Anthony Bourdain’s Favorite Jewish Deli Pays Tribute: His Breakfast Order And An Empty Chair

Nova Scotia lox and egg scramble. A toasted poppyseed bagel. A pot of black coffee and a glass of orange juice.

The staff at Barney Greengrass, a historic Jewish deli on Manhattan’s Upper West Side, honored chef Anthony Bourdain by serving his regular breakfast order today, at an empty table with a single chair.

Bourdain died on Friday at 61 years-old, having lived an outsized life that seemed to value respect and curiosity above all else.

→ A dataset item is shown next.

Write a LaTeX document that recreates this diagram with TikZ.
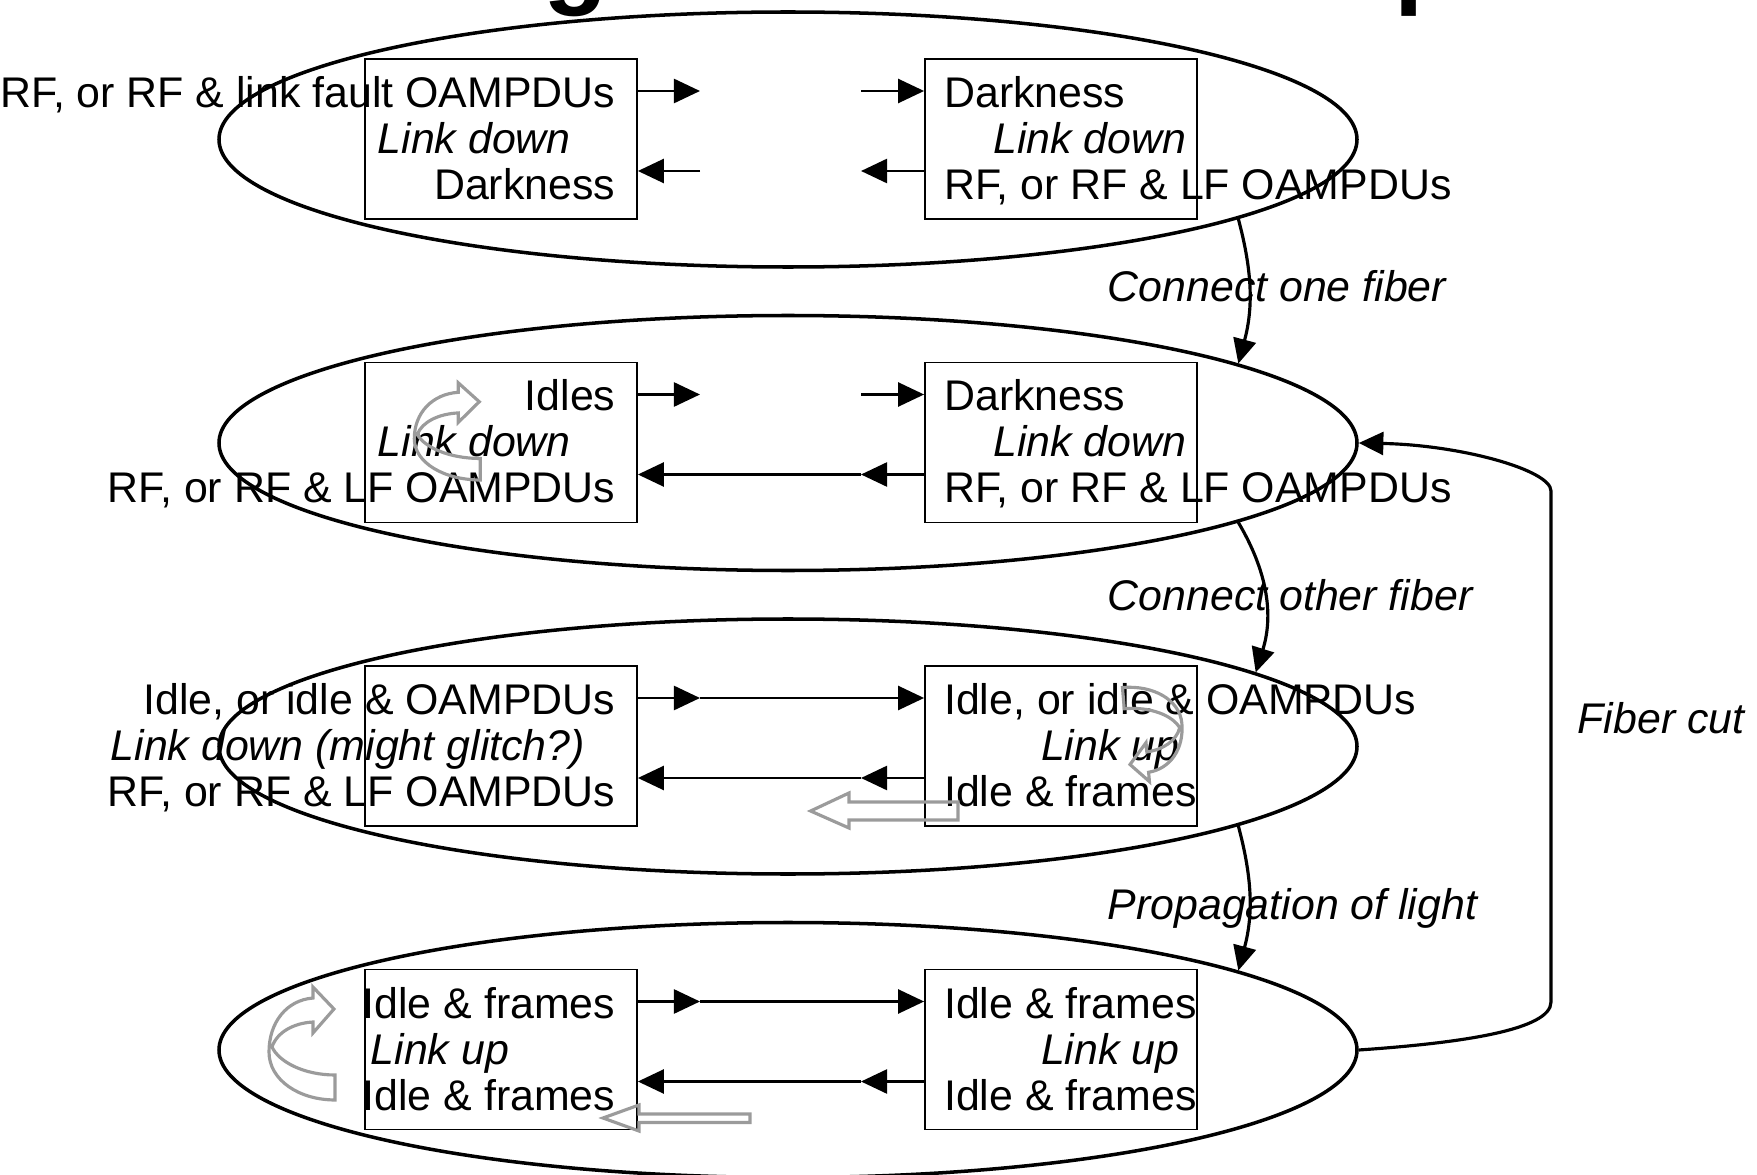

Staff at Barney Greengrass told Van Tieu, the CNN NY1 reporter who discovered the tribute and posted the image to social media, that Bourdain’s “humble humor is greatly missed at the deli counter.”

Bourdain devoted an episode of his TV show “A Cook’s Tour” to New York City in 2002 in his signature style (New York City “sometimes sucks” he reflected.) “Whenever I want to treat myself to the best breakfast in New York — in fact, the best breakfast in the universe,” Bourdain said, “I go to a place in my neighborhood famed for just that: the legendary Barney Greengrass.”

Bourdain spoke in the clip, as he always did, about the history of the food — Jewish immigrants, he said, brought deli food to New York City. “Like everything else in this city, the food and culture that once belonged to them now belongs to everyone,” he said, digging into his meal.